A manipulação digital exercida sobre os quatro protagonistas foi desigual. Marcantonio del Carmo e Merche Romero não aparecem quase nada alterados, resultado zombies pouco convincentes. Será que não autorizaram uma deformação maior? O actor até aparece a rir com alegria, o que é absurdo, pois não consta que os zombies se riam e muito menos assim. A apresentadora não ri, mas está numa pose de famosa que não é nada zombie, com a mãozinha a segurar o queixo (excepto se considerarmos os famosos como autênticos zombies das indústrias culturais e mediáticas).
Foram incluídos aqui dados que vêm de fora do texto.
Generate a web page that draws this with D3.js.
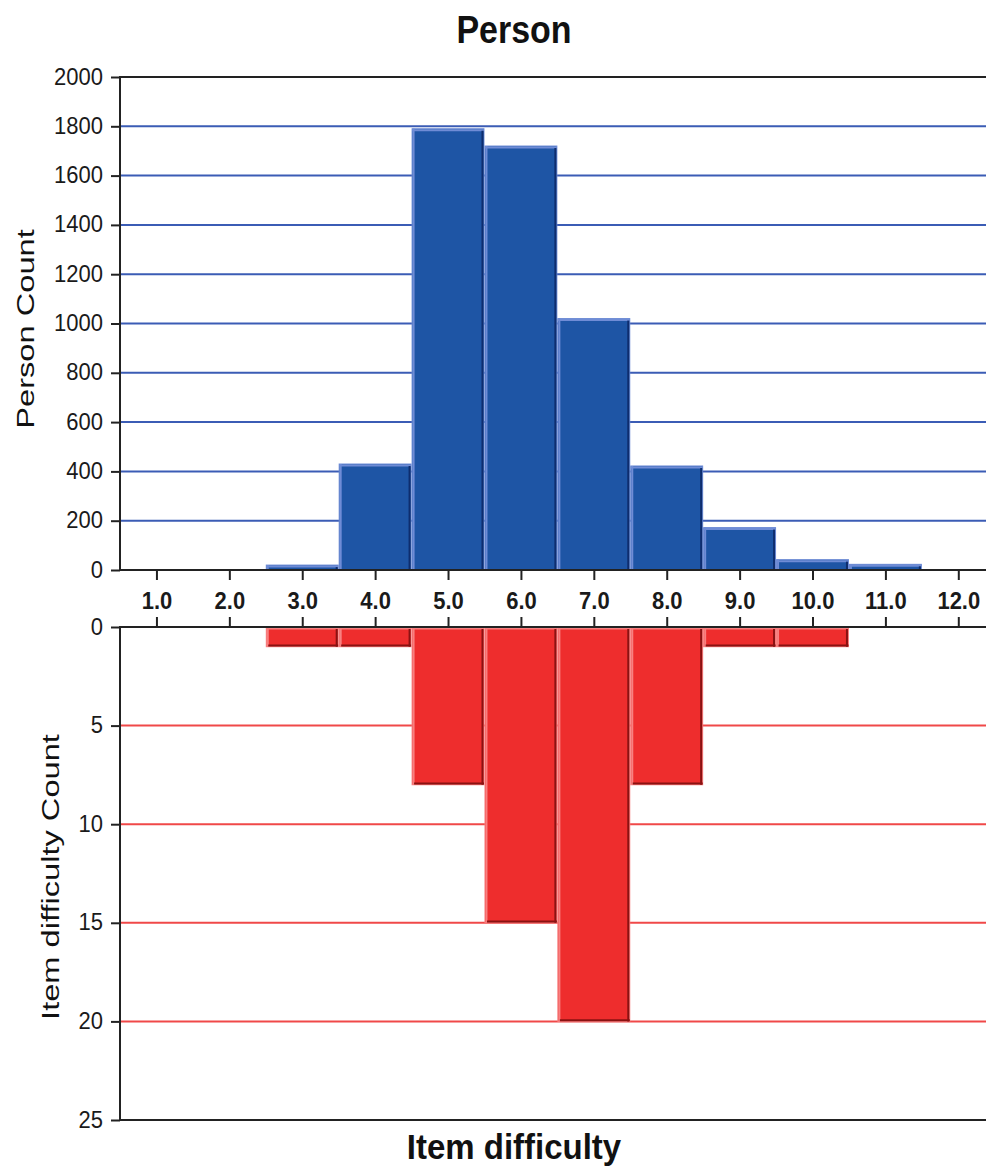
<!DOCTYPE html>
<html>
<head>
<meta charset="utf-8">
<script src="https://cdn.jsdelivr.net/npm/d3@7"></script>
<style>
  html, body { margin: 0; padding: 0; background: #fff; }
  svg { display: block; font-family: "Liberation Sans", Arial, sans-serif; }
</style>
</head>
<body>
<svg id="chart" width="986" height="1168"></svg>
<script>
// ---- data ----
const xTicks = [1, 2, 3, 4, 5, 6, 7, 8, 9, 10, 11, 12];
const personBins = [3, 4, 5, 6, 7, 8, 9, 10, 11];
const personCounts = [20, 430, 1790, 1720, 1020, 422, 172, 42, 23];
const itemBins = [3, 4, 5, 6, 7, 8, 9, 10];
const itemCounts = [1, 1, 8, 15, 20, 8, 1, 1];
const personTicks = [0, 200, 400, 600, 800, 1000, 1200, 1400, 1600, 1800, 2000];
const itemTicks = [0, 5, 10, 15, 20, 25];

const svg = d3.select("#chart");
const left = 120, right = 986;
const x = d3.scaleLinear().domain([0.5, 12.38]).range([left, right]);
const yTop = d3.scaleLinear().domain([0, 2000]).range([570, 77]);
const yBot = d3.scaleLinear().domain([0, 25]).range([627, 1120]);

// gridlines
svg.append("g").selectAll("line").data(personTicks.filter(d => d > 0 && d < 2000)).join("line")
  .attr("x1", left).attr("x2", right)
  .attr("y1", d => yTop(d)).attr("y2", d => yTop(d))
  .attr("stroke", "#3b5cb5").attr("stroke-width", 2);
svg.append("g").selectAll("line").data(itemTicks.filter(d => d > 0 && d < 25)).join("line")
  .attr("x1", left).attr("x2", right)
  .attr("y1", d => yBot(d)).attr("y2", d => yBot(d))
  .attr("stroke", "#f04848").attr("stroke-width", 2);

// bevelled bar helper
function bevelBar(g, x0, x1, yA, yB, fill, light, dark, down) {
  const top = Math.min(yA, yB), bot = Math.max(yA, yB);
  g.append("rect").attr("x", x0).attr("y", top).attr("width", x1 - x0).attr("height", bot - top)
    .attr("fill", fill).attr("stroke", light).attr("stroke-width", 1);
  g.append("line").attr("x1", x0 + 1.5).attr("x2", x0 + 1.5).attr("y1", top).attr("y2", bot)
    .attr("stroke", light).attr("stroke-width", 2);
  g.append("line").attr("x1", x0).attr("x2", x1).attr("y1", top + 1.5).attr("y2", top + 1.5)
    .attr("stroke", light).attr("stroke-width", 2);
  g.append("line").attr("x1", x1 - 1.5).attr("x2", x1 - 1.5).attr("y1", top + 2).attr("y2", bot)
    .attr("stroke", dark).attr("stroke-width", 2);
  if (down) {
    g.append("line").attr("x1", x0 + 2).attr("x2", x1).attr("y1", bot - 1.2).attr("y2", bot - 1.2)
      .attr("stroke", dark).attr("stroke-width", 2);
  }
}

const gBlue = svg.append("g");
personBins.forEach((b, i) => {
  bevelBar(gBlue, x(b - 0.5) + 0.5, x(b + 0.5) - 0.5, yTop(0), yTop(personCounts[i]),
    "#1e55a5", "#6f8cd6", "#0e2d6e", false);
});
const gRed = svg.append("g");
itemBins.forEach((b, i) => {
  bevelBar(gRed, x(b - 0.5) + 0.5, x(b + 0.5) - 0.5, yBot(0), yBot(itemCounts[i]),
    "#ee2d2d", "#f88080", "#8a1212", true);
});

// axes
const axisColor = "#222";
function styleAxis(g) {
  g.select(".domain").remove();
  g.selectAll(".tick line").attr("stroke", axisColor).attr("stroke-width", 2);
  g.selectAll(".tick text").attr("fill", "#1a1a1a");
}
function stretchYLabels(g) {
  g.selectAll(".tick text").attr("font-size", 22).attr("dy", null)
    .attr("transform", "translate(0,7) scale(1,1.12)");
}

const gYTop = svg.append("g").attr("transform", `translate(${left},0)`)
  .call(d3.axisLeft(yTop).tickValues(personTicks).tickSize(9).tickPadding(8).tickFormat(d3.format("d")));
styleAxis(gYTop);
stretchYLabels(gYTop);

const gYBot = svg.append("g").attr("transform", `translate(${left},0)`)
  .call(d3.axisLeft(yBot).tickValues(itemTicks).tickSize(9).tickPadding(8));
styleAxis(gYBot);
stretchYLabels(gYBot);

// vertical axis lines
svg.append("line").attr("x1", left).attr("x2", left).attr("y1", yTop(2000)).attr("y2", yTop(0))
  .attr("stroke", axisColor).attr("stroke-width", 2);
svg.append("line").attr("x1", left).attr("x2", left).attr("y1", yBot(0)).attr("y2", yBot(25))
  .attr("stroke", axisColor).attr("stroke-width", 2);
// horizontal frame lines
[yTop(2000), yTop(0), yBot(0), yBot(25)].forEach(yy => {
  svg.append("line").attr("x1", left - 1).attr("x2", right).attr("y1", yy).attr("y2", yy)
    .attr("stroke", axisColor).attr("stroke-width", 2);
});

// x axis (below top panel)
const gX = svg.append("g").attr("transform", `translate(0,${yTop(0)})`)
  .call(d3.axisBottom(x).tickValues(xTicks).tickSize(10).tickPadding(12).tickFormat(d => d.toFixed(1)));
styleAxis(gX);
gX.selectAll(".tick text").attr("font-size", 22).attr("font-weight", "bold")
  .attr("y", null).attr("dy", null).attr("transform", "translate(0,39) scale(1,1.12)");
const gX2 = svg.append("g").attr("transform", `translate(0,${yBot(0)})`)
  .call(d3.axisTop(x).tickValues(xTicks).tickSize(10).tickFormat(""));
styleAxis(gX2);

// titles
function label(txt, tx, ty, size, weight, sy, rot) {
  svg.append("text").attr("transform", `translate(${tx},${ty}) scale(1,${sy}) rotate(${rot})`)
    .attr("text-anchor", "middle").attr("font-size", size).attr("font-weight", weight)
    .attr("fill", "#111").text(txt);
}
label("Person", 514, 43, 34, "bold", 1.12, 0);
label("Item difficulty", 514, 1159, 33, "bold", 1.08, 0);
label("Person Count", 34, 329, 24, "normal", 1.36, -90);
label("Item difficulty Count", 59, 877, 24, "normal", 1.36, -90);
</script>
</body>
</html>
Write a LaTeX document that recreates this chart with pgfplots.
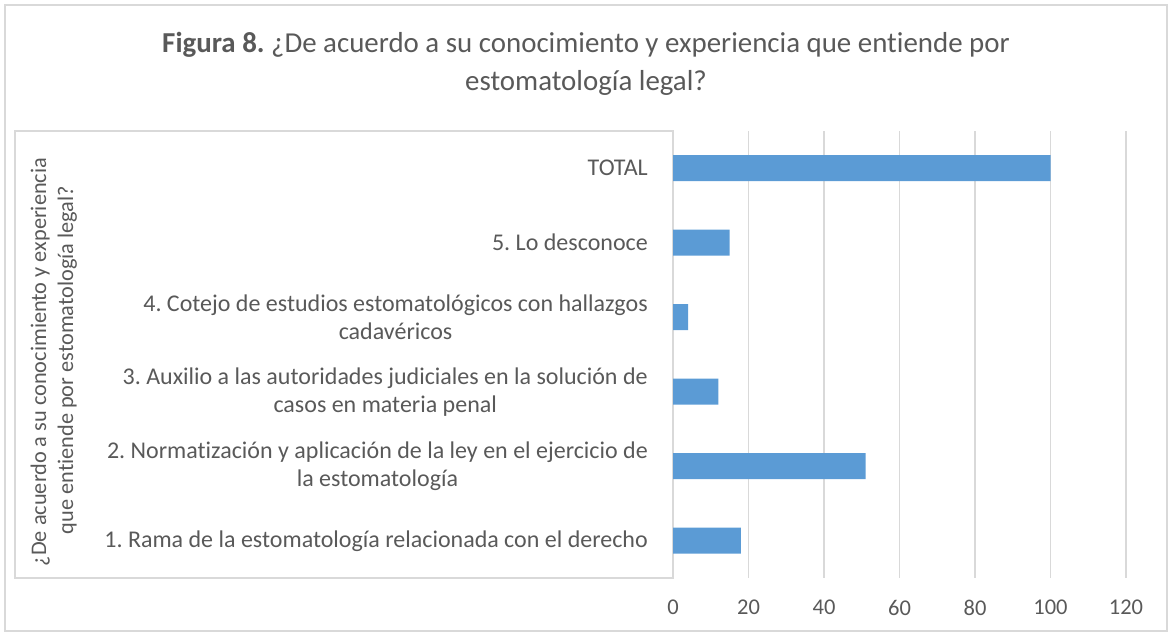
\documentclass[border=0pt]{standalone}
\usepackage{fontspec}
\setmainfont{Carlito}[RawFeature={-liga;-clig;-dlig}]
\usepackage{pgfplots}
\pgfplotsset{compat=1.18}
\definecolor{txt}{HTML}{595959}
\definecolor{grd}{HTML}{D9D9D9}
\definecolor{barc}{HTML}{5B9BD5}
\frenchspacing
\begin{document}
\begin{tikzpicture}[x=1pt,y=1pt]
\path[use as bounding box] (0,0) rectangle (1172,636);
\draw[grd, line width=1.5pt] (5,5) rectangle (1167,631);
% title
\node[anchor=base, txt, font=\fontsize{28.9}{38}\selectfont] at (586,583)
  {\textbf{Figura 8.} ¿De acuerdo a su conocimiento y experiencia que entiende por};
\node[anchor=base, txt, font=\fontsize{28.9}{38}\selectfont] at (586,545)
  {estomatología legal?};
% label box
\draw[grd, line width=1.2pt] (15,58) rectangle (673,505);
% y label
\node[anchor=base, rotate=90, txt, font=\fontsize{22.3}{27}\selectfont] at (46,274)
  {¿De acuerdo a su conocimiento y experiencia};
\node[anchor=base, rotate=90, txt, font=\fontsize{22.3}{27}\selectfont] at (73,276)
  {que entiende por estomatología legal?};
\begin{axis}[
  at={(673pt,58pt)}, anchor=south west,
  scale only axis, width=453pt, height=447pt,
  xmin=0, xmax=120, ymin=-0.5, ymax=5.5,
  xbar, bar width=26pt,
  axis line style={draw=none},
  xmajorgrids, grid style={grd, line width=1.2pt},
  xtick={0,20,...,120}, ytick={0,...,5},
  major tick length=0pt,
  /pgf/number format/assume math mode=true,
  xticklabel style={txt, font=\fontsize{22.5}{26}\selectfont, inner sep=0pt, yshift=-22pt},
  yticklabel style={txt, font=\fontsize{24}{28}\selectfont, align=center, anchor=east, inner sep=0pt, xshift=-25pt},
  yticklabels={
    1. Rama de la estomatología relacionada con el derecho,
    {2. Normatización y aplicación de la ley en el ejercicio de\\la estomatología},
    {3. Auxilio a las autoridades judiciales en la solución de\\casos en materia penal},
    {4. Cotejo de estudios estomatológicos con hallazgos\\cadavéricos},
    5. Lo desconoce,
    TOTAL},
  clip=false,
]
\addplot[fill=barc, draw=none] coordinates {(18,0) (51,1) (12,2) (4,3) (15,4) (100,5)};
\end{axis}
\end{tikzpicture}
\end{document}
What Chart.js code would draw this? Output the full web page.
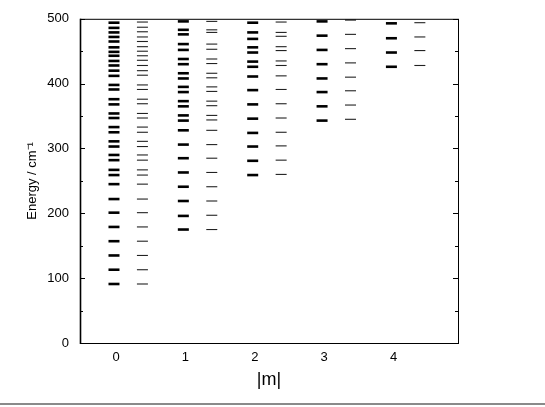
<!DOCTYPE html>
<html>
<head>
<meta charset="utf-8">
<script src="https://cdn.jsdelivr.net/npm/chart.js@4/dist/chart.umd.min.js"></script>
<style>
  html, body { margin: 0; padding: 0; background: #fff; }
  #wrap { position: relative; width: 545px; height: 407px; }
  #wrap .rule { position: absolute; left: 0; right: 0; top: 403px; height: 2px; background: #8a8a8a; }
</style>
</head>
<body>
<div id="wrap">
  <canvas id="myChart" width="545" height="407"></canvas>
  <div class="rule"></div>
</div>
<script>
// |m| categories on the x axis
const mLabels = ['0', '1', '2', '3', '4'];
const yTicks = [0, 100, 200, 300, 400, 500];

// energy levels (cm-1), thick column and thin column for every |m|
const m0Thick = [91, 113, 135, 157, 179, 201, 222, 245, 259, 267, 282, 290, 303, 311, 325, 333, 347, 354, 368, 376, 391, 398, 412, 420, 428, 435, 443, 449, 456, 465, 472, 479, 486, 494];
const m0Thin  = [91, 113, 135, 157, 179, 201, 222, 245, 259, 267, 282, 290, 303, 311, 325, 333, 347, 354, 369, 376, 391, 398, 413, 420, 428, 436, 443, 450, 457, 465, 472, 480, 487, 495];
const m1Thick = [175, 196, 219, 241, 263, 285, 306, 328, 343, 351, 365, 373, 387, 395, 408, 416, 430, 438, 452, 461, 476, 483, 496];
const m1Thin  = [175, 197, 219, 241, 263, 285, 306, 328, 344, 351, 366, 373, 388, 395, 409, 416, 431, 438, 453, 461, 479, 483, 496];
const m2Thick = [259, 281, 303, 324, 346, 368, 390, 411, 426, 434, 448, 456, 469, 479, 494];
const m2Thin  = [260, 282, 304, 325, 347, 369, 391, 412, 428, 435, 451, 457, 473, 479, 495];
const m3Thick = [343, 365, 387, 408, 430, 452, 474, 496];
const m3Thin  = [345, 367, 389, 410, 432, 454, 476, 498];
const m4Thick = [426, 448, 470, 493];
const m4Thin  = [428, 451, 472, 494];

const thickCols = [m0Thick, m1Thick, m2Thick, m3Thick, m4Thick];
const thinCols = [m0Thin, m1Thin, m2Thin, m3Thin, m4Thin];

function toPoints(cols, shift) {
    let pts = [];
    cols.forEach(function(levels, i) {
        levels.forEach(function(e) {
            pts.push({ x: Number(mLabels[i]) + shift, y: e });
        });
    });
    return pts;
}

const FONT = "'Liberation Sans', Arial, Helvetica, sans-serif";

// box round the plot plus the small inward ticks on both sides
const frame = {
    id: 'frame',
    afterDatasetsDraw(chart) {
        const { ctx, chartArea: a, scales: { y } } = chart;
        ctx.save();
        ctx.strokeStyle = '#000';
        ctx.lineWidth = 1;
        ctx.strokeRect(a.left + 0.5, a.top + 0.5, a.right - a.left, a.bottom - a.top);
        ctx.lineWidth = 1.6;
        ctx.beginPath();
        ctx.moveTo(a.left + 0.5, a.top);
        ctx.lineTo(a.left + 0.5, a.bottom + 1);
        ctx.stroke();
        ctx.lineWidth = 1;
        y.ticks.forEach(function(t) {
            const py = Math.round(y.getPixelForValue(t.value)) + 0.5;
            const len = (t.value % 100) ? 3 : 5;
            ctx.beginPath();
            ctx.moveTo(a.left, py); ctx.lineTo(a.left + len, py);
            ctx.moveTo(a.right, py); ctx.lineTo(a.right - len, py);
            ctx.stroke();
        });
        ctx.restore();
    }
};

const ctx = document.getElementById('myChart');
new Chart(ctx, {
    type: 'scatter',
    data: {
        datasets: [{
            data: toPoints(thickCols, -0.03),
            pointStyle: 'line',
            pointRadius: 5.5,
            borderColor: '#000',
            borderWidth: 2.6,
            clip: false
        }, {
            data: toPoints(thinCols, 0.38),
            pointStyle: 'line',
            pointRadius: 5.5,
            borderColor: '#222',
            borderWidth: 1.1,
            clip: false
        }]
    },
    plugins: [frame],
    options: {
        responsive: false,
        animation: false,
        events: [],
        layout: { padding: { left: 0, right: 87, top: 17, bottom: 0 } },
        plugins: { legend: { display: false }, tooltip: { enabled: false } },
        scales: {
            x: {
                type: 'linear',
                min: -0.52,
                max: 4.93,
                afterBuildTicks: (s) => { s.ticks = mLabels.map((m) => ({ value: Number(m) })); },
                afterFit: (s) => { s.height = 64; },
                grid: { display: false, drawTicks: false },
                border: { display: false },
                ticks: {
                    padding: 7,
                    color: '#000',
                    font: { family: FONT, size: 13 },
                    callback: (v) => String(v)
                },
                title: {
                    display: true,
                    text: '|m|',
                    color: '#000',
                    font: { family: FONT, size: 18 },
                    padding: { top: 0, bottom: 16 }
                }
            },
            y: {
                min: 0,
                max: 500,
                afterBuildTicks: (s) => {
                    let t = [];
                    yTicks.forEach(function(v, i) {
                        t.push({ value: v });
                        if (i < yTicks.length - 1) t.push({ value: (v + yTicks[i + 1]) / 2 });
                    });
                    s.ticks = t;
                },
                afterFit: (s) => { s.width = 80; },
                grid: { display: false, drawTicks: false },
                border: { display: false },
                ticks: {
                    padding: 11,
                    color: '#000',
                    font: { family: FONT, size: 13 },
                    callback: (v) => (yTicks.includes(v) ? String(v) : '')
                },
                title: {
                    display: true,
                    text: 'Energy / cm\u207B\u00B9',
                    color: '#000',
                    font: { family: FONT, size: 13 },
                    padding: { top: 25, bottom: 0 }
                }
            }
        }
    }
});
</script>
</body>
</html>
As duas melhores imagens são as do atleta e do radialista. Nelson Évora mexe os braços mecanicamente e tem os olhos a que chamamos de "carneiro mal morto". A foto manipulada de Alvim é a melhor, correspondendo à sua habitual representação de auto-depreciação: a boca e o queixal estão super-deformados, criando em simultâneo sentimentos de repulsa e de riso; e os olhos estão ainda mais desumanizados do que os de Évora: o braço também está apodrecido, o que não acontece com os braços imaculados de Romero. Os quatro cartazes deveriam ser como os que apresentam Alvim e Évora. Os outros dois são incompetentes ao não mostrarem verdadeiras transformações em mortos-vivos, que era o objectivo da mensagem. De qualquer modo, a campanha tem valor e, como serve uma boa causa, leva nota positiva a dobrar.